The lack of gender-neutral restrooms makes trans members of the SU community, and others who don’t identify within the strict gender binary, “feel like they’re not actually welcome,” said Fox von Swearingen.
“They are daily confronted with this binary gender system,” she said, whether it’s having to mark male or female on a form or having to choose the men’s or women’s restroom.
She added that, though the Committee on LGBT Concerns has recently made recommendations to the administration about accommodations in locker rooms and shower rooms, it’s been several years since the issue of gender-neutral restrooms came up in meetings. But that’s likely to change.
“I can safely say that it will probably be on the schedule when the committee meets Wednesday,” she said.
A growing trend
Colleges across the country are increasingly installing new gender-neutral restrooms or relabeling single-occupancy restrooms once marked men’s, women’s or family. On Friday, Harvard Divinity School tweeted a picture of new signs in Divinity Hall designating an all-gender restroom. Beneath the all-caps label, the signs specified, “Anyone can use this restroom, regardless of gender identity or expression.” Other colleges and universities have done the same in recent months, including Northwestern University, Illinois State University and Illinois Wesleyan University.
On Sept. 29, University of California president Janet Napolitano said that all single-stall restrooms on all 10 of UC’s campuses will be made available to people of all genders and that newly built or renovated buildings should include such restrooms. She also announced that students can apply to use a preferred name on certain school documents, even if their name hasn’t been legally changed — a victory for transitioning transgender students who do not want to be misidentified as the wrong gender by their former first names on university forms.
Other institutions, from universities to cities, are creating similar policies to prevent the violence that transgender people can face in restrooms.

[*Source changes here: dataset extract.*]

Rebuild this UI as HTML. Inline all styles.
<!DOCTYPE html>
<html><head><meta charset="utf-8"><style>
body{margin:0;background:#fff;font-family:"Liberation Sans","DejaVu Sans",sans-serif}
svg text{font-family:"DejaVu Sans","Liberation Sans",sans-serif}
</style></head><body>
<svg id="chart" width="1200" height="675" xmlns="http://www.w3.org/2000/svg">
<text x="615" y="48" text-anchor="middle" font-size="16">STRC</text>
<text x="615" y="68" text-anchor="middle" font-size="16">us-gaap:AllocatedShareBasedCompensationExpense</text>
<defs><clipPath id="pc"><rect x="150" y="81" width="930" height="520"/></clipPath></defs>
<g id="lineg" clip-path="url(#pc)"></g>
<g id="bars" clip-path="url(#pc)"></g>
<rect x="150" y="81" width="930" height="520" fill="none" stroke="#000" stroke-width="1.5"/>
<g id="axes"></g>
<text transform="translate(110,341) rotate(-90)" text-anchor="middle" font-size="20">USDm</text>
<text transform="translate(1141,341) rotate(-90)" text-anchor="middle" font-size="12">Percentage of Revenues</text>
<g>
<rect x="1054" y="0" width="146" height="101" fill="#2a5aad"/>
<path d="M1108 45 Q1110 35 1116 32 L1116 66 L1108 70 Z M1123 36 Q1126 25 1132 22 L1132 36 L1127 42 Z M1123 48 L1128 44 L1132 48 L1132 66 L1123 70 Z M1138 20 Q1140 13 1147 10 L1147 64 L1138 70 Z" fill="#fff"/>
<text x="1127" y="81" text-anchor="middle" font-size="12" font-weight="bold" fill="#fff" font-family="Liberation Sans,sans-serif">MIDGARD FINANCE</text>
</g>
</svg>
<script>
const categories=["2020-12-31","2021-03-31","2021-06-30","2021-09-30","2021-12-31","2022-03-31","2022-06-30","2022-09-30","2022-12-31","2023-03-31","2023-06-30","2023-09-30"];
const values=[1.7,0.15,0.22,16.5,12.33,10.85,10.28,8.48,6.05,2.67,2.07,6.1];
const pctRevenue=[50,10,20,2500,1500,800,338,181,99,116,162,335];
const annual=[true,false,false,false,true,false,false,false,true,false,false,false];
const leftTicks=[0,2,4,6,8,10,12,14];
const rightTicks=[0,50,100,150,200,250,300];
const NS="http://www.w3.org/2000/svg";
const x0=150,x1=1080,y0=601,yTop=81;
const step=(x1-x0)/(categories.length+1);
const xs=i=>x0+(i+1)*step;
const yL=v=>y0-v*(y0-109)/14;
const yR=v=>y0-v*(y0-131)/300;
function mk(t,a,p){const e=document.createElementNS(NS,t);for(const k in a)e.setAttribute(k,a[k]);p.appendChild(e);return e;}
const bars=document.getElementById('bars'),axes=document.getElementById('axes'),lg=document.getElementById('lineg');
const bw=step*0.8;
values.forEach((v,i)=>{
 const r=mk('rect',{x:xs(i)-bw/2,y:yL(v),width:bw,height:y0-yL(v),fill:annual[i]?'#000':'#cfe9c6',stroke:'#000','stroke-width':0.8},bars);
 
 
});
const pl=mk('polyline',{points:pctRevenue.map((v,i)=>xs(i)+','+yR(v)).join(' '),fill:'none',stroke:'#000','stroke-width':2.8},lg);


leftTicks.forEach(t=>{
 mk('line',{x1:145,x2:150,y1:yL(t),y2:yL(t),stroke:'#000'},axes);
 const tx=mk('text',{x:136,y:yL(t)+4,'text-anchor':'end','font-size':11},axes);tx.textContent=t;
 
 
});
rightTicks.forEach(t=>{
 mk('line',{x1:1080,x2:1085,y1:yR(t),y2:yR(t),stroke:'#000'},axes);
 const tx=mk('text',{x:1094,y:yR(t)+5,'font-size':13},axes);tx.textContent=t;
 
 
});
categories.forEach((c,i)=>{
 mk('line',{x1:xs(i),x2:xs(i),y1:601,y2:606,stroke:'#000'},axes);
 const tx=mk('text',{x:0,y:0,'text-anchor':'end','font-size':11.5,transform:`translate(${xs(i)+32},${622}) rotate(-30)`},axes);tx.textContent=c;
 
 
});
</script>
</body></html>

“There are issues of violence, certainly, that come with gender nonconformity or being visibly gender-nonconforming,” McKinney said, citing the case of Chrissy Lee Polis, a transgender woman who was attacked after she used a women’s restroom in a Baltimore-area McDonald’s in April 2011. A video taken by an apparently unconcerned employee shows Polis being beaten for several minutes, bleeding from the mouth and nearly going into a seizure.
A more sweeping policy exists in the District of Columbia, where it’s the law that every single-occupancy restroom in a public place be made available to people of all genders. In October 2013, Philadelphia Mayor Michael Nutter signed off on similar legislation that requires all new or renovated city-owned buildings to make gender-neutral restrooms available.
Leading the way
Despite such progressive city policies, Sasha Buchert, a staff attorney for the Transgender Law Center in California, said that colleges and universities across the country have been some of the most groundbreaking institutions in making gender-neutral restrooms available.
“As far as folks leading the charge, I think we’ve gained the most advancement with the universities around the country,” she said.
She added that gender-neutral restrooms can be a necessity for many students to thrive at college, since the question of where to find a restroom, or how to avoid using one, are unnecessary distractions from academics and peer experiences.
“The important takeaway point, for me anyway, is, look, transgender and gender-nonconforming youth should be focusing on their schoolwork,” Buchert said. “When you’re focused on which bathroom you should use and which alternative you should take to be able to deal with that situation, that takes away from your ability to be doing what you should be doing. And that’s excelling in your schoolwork.”